Tuesday, May 13, 2014

Xpatulator COLA Calculator - The Best Tool for Maintaining Your Standard of Living Abroad

COLA Calculator Example
Most companies that maintain a global workforce or regularly send employees overseas on special assignments offer a Cost Of Living Allowance (COLA). The purpose of a COLA is to partially offset the high cost of living overseas and maintain an employee’s purchasing power.

Disadvantages of Simple Cost of Living Calculators

Many COLA calculators simply apply a percentage adjustment between your current salary and the salary you would need to earn at the destination you are moving to, based on the overall cost of living. Simple calculators do not account your individual circumstances, family situation, or the value of any benefits that your employer may offer you. 

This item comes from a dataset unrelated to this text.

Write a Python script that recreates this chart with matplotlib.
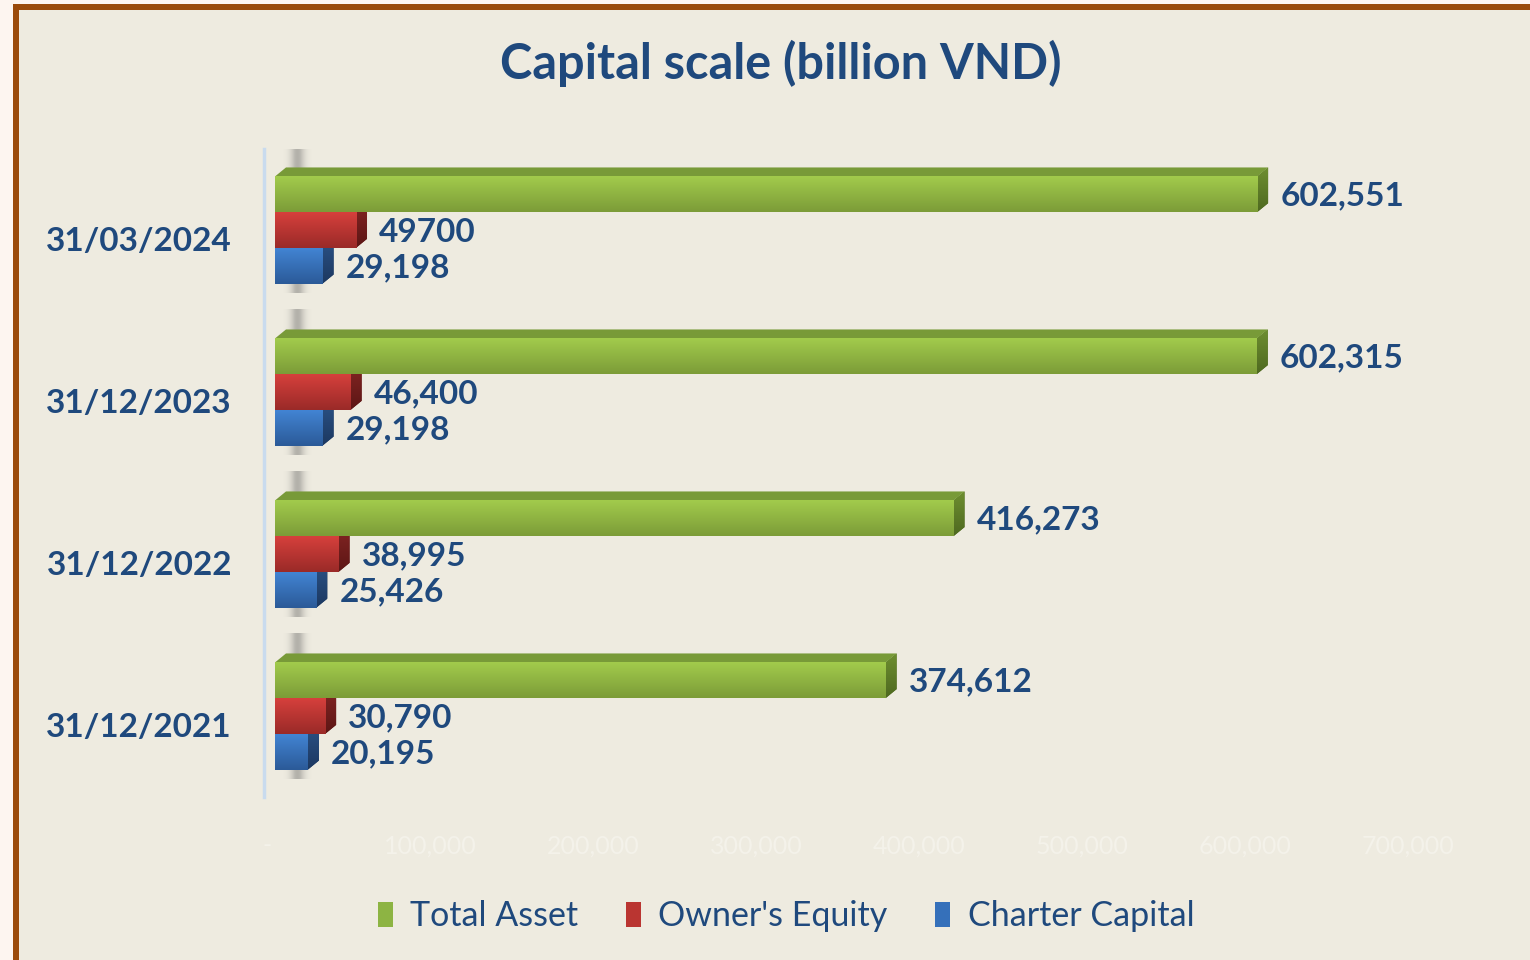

# capital_scale.py
# horizontal 3D-style bar chart of capital scale (billion VND)
import matplotlib
matplotlib.use("Agg")
import matplotlib.pyplot as plt
import matplotlib.transforms as mtransforms
from matplotlib.patches import Rectangle, Polygon, Patch
import numpy as np

# data
dates = ["31/12/2021", "31/12/2022", "31/12/2023", "31/03/2024"]
total_asset = [374612, 416273, 602315, 602551]
owners_equity = [30790, 38995, 46400, 49700]
charter_capital = [20195, 25426, 29198, 29198]
# labels as printed on the chart (one is not comma formatted)
total_labels = ["374,612", "416,273", "602,315", "602,551"]
equity_labels = ["30,790", "38,995", "46,400", "49700"]
charter_labels = ["20,195", "25,426", "29,198", "29,198"]
xticks = [0, 100000, 200000, 300000, 400000, 500000, 600000, 700000]

plt.rcParams['font.family'] = ['Lato', 'DejaVu Sans']
navy = "#1F497D"

W, H = 1530, 960
fig = plt.figure(figsize=(W / 100, H / 100), dpi=100)
fig.patch.set_facecolor("#FDF5F0")

# brown frame, only top and left edges show
fig.patches.append(Rectangle((13 / W, -0.1), 1.2, (H + 96 - 4) / H, transform=fig.transFigure,
                             facecolor="#9A4A0A", edgecolor="none", zorder=-3))
fig.patches.append(Rectangle((19 / W, -0.1), 1.2, (H + 96 - 10) / H, transform=fig.transFigure,
                             facecolor="#EEEBE0", edgecolor="none", zorder=-2))

x0_px, x1_px = 275, 1416
top_px, bot_px = 149, 797
ax = fig.add_axes([x0_px / W, 1 - bot_px / H, (x1_px - x0_px) / W, (bot_px - top_px) / H])
ax.set_facecolor("none")

# spines first, moving a spine resets the tick labels
for s in ["top", "right", "bottom"]:
    ax.spines[s].set_visible(False)
ax.spines['left'].set_position(('outward', 8))
ax.spines['left'].set_color("#C9DBEE")
ax.spines['left'].set_linewidth(2.5)

xmax = 700000
ppx = (x1_px - x0_px) / xmax           # pixels per unit
ppy = (bot_px - top_px) / 4.0          # pixels per category
h = 35.7 / ppy                         # bar thickness
dx = 11 / ppx                          # 3D depth
dy = 9 / ppy

def grad(c_top, c_bot):
    a = np.array(matplotlib.colors.to_rgb(c_top))
    b = np.array(matplotlib.colors.to_rgb(c_bot))
    t = np.linspace(0, 1, 64)[:, None]
    return (a + (b - a) * t)[:, None, :]

series = [
    # values, labels, offset, front top, front bottom, side top, side bottom
    (charter_capital, charter_labels, -h, "#4284D3", "#2B5A98", "#2B5286", "#1C3860"),
    (owners_equity, equity_labels, 0.0, "#D6403C", "#9A2A28", "#832523", "#5C1615"),
    (total_asset, total_labels, h, "#A2CB4C", "#7C9C38", "#6E8E30", "#4E6920"),
]

y = np.arange(len(dates))

# soft shadow of the back wall near the axis
for yi in y:
    sh = np.zeros((1, 40, 4))
    xs = np.linspace(-1, 1, 40)
    sh[0, :, :3] = 0.35
    sh[0, :, 3] = 0.4 * np.exp(-(xs * 2.5) ** 2)
    ax.imshow(sh, extent=[3000, 24000, yi - 1.5 * h - 0.06, yi + 1.5 * h + 0.18],
              aspect='auto', interpolation='bilinear', zorder=0.5)

for vals, labs, off, ft, fb, st, sb in series:
    for yi, v, lab in zip(y, vals, labs):
        yb = yi + off - h / 2
        yt = yi + off + h / 2
        # side face
        side = Polygon([(v, yb), (v, yt), (v + dx, yt + dy), (v + dx, yb + dy)], closed=True,
                       facecolor=sb, edgecolor="none", zorder=2)
        ax.add_patch(side)
        im = ax.imshow(grad(st, sb), extent=[v, v + dx, yb, yt + dy], aspect='auto',
                       interpolation='bilinear', zorder=2)
        im.set_clip_path(side)
        # top face, only visible on the upper bar
        if off > 0:
            ax.add_patch(Polygon([(0, yt), (v, yt), (v + dx, yt + dy), (dx, yt + dy)], closed=True,
                                 facecolor="#789A38", edgecolor="none", zorder=2))
        # front face
        ax.imshow(grad(ft, fb), extent=[0, v, yb, yt], aspect='auto',
                  interpolation='bilinear', zorder=3)
        ax.annotate(lab, (v, yi + off), xytext=(23, -2), textcoords='offset pixels',
                    ha='left', va='center', fontsize=24, fontweight='bold', color=navy, zorder=5)

ax.set_xlim(0, xmax)
ax.set_ylim(-0.5, len(dates) - 0.5)

# category labels
ax.set_yticks(y - 9 / ppy)
ax.set_yticklabels(dates, fontsize=24, fontweight='bold', color=navy)
ax.tick_params(axis='y', length=0, pad=23)

# nearly invisible value axis
ax.set_xticks(xticks)
ax.set_xticklabels(["-" if t == 0 else f"{t:,}" for t in xticks], fontsize=18, color="#F4F2EA")
ax.tick_params(axis='x', length=0, pad=27)
shift = mtransforms.ScaledTranslation(-8 / 100, 0, fig.dpi_scale_trans)
for lbl in ax.get_xticklabels():
    lbl.set_transform(lbl.get_transform() + shift)

fig.text(781 / W, 1 - 63 / H, "Capital scale (billion VND)", ha='center', va='center',
         fontsize=35, fontweight='bold', color=navy)

handles = [Patch(facecolor="#8DB443", label="Total Asset"),
           Patch(facecolor="#BA3531", label="Owner's Equity"),
           Patch(facecolor="#3570BA", label="Charter Capital")]
leg = fig.legend(handles=handles, loc='center', bbox_to_anchor=(786 / W, 1 - 916 / H), ncol=3,
                 frameon=False, fontsize=24.5, handlelength=0.45, handleheight=0.75,
                 handletextpad=0.5, columnspacing=1.4)
for t in leg.get_texts():
    t.set_color(navy)

fig.savefig("out.png", dpi=100, facecolor=fig.get_facecolor())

The Xpatulator COLA calculator allows you to run reports using many different scenarios. Depending on the benefits that are included in the offer, you can check to see what the affect will be on your actual purchasing power. The relative value of benefits such as housing and health care may far outweigh any disadvantages of your salary offer, such as accepting a compensation package tied to local pay rates.  

Customized For Your Situation and Lifestyle

The COLA calculator uses the cost of approximately 200 goods and services grouped into 13 different baskets, such as education, groceries and transportation. The baskets are then weighted based on surveys of how expat workers actually spend their money. You can choose which baskets to include in your calculation and which baskets to exclude.

Choosing Your Baskets

You may wish to eliminate certain baskets from your calculation based on your lifestyle, family situation or the benefits that your employer is providing. You might eliminate tobacco and alcohol as a lifestyle choice, education because you do not have any school aged children or plan to homeschool and household because the company will be providing housing for you. By removing these baskets the weight will be shifted to the remaining baskets. The amount of COLA that you require to maintain your purchasing power will be based on the expenses that you will actually be responsible for.

Accounting for Hardship

There are often costs of taking an overseas assignment that are more difficult to measure. Things like social freedom, personal safety and difficulties associated with not knowing the local language are broadly grouped as hardship. Xpatulator maintains a global hardship rating for over 700 destinations based on quality of life issues that foreign workers are likely to encounter. A relative difference in the hardship rating is used to add or subtract from your COLA calculation.

For example, transferring from a home location in Atlanta, Georgia, which has a hardship rating of 10%, to Sao Paulo, Brazil, which has a hardship rating of 20%, would entail a 10% relative difference in hardship. 10% of your inputted salary would be added to your calculated COLA to account for the additional hardship of relocating from Atlanta to Sao Paulo.

Adjusting Your Input Income

To accurately calculate your COLA needs, you should base your calculations on your net income, after taxes. Using the taxes you will be subject to at your host destination, determine how much COLA you will require to maintain the same after tax purchasing power at your host destination. You may need to contact tax advisers at home and abroad to confirm what your tax, withholding and tax return filing responsibilities will be.


If you are receiving benefits such as housing, private education and transportation from your company, adjust your income accordingly. Deduct the money that you would normally spend on those items from the portion of your income you use to calculate your required COLA.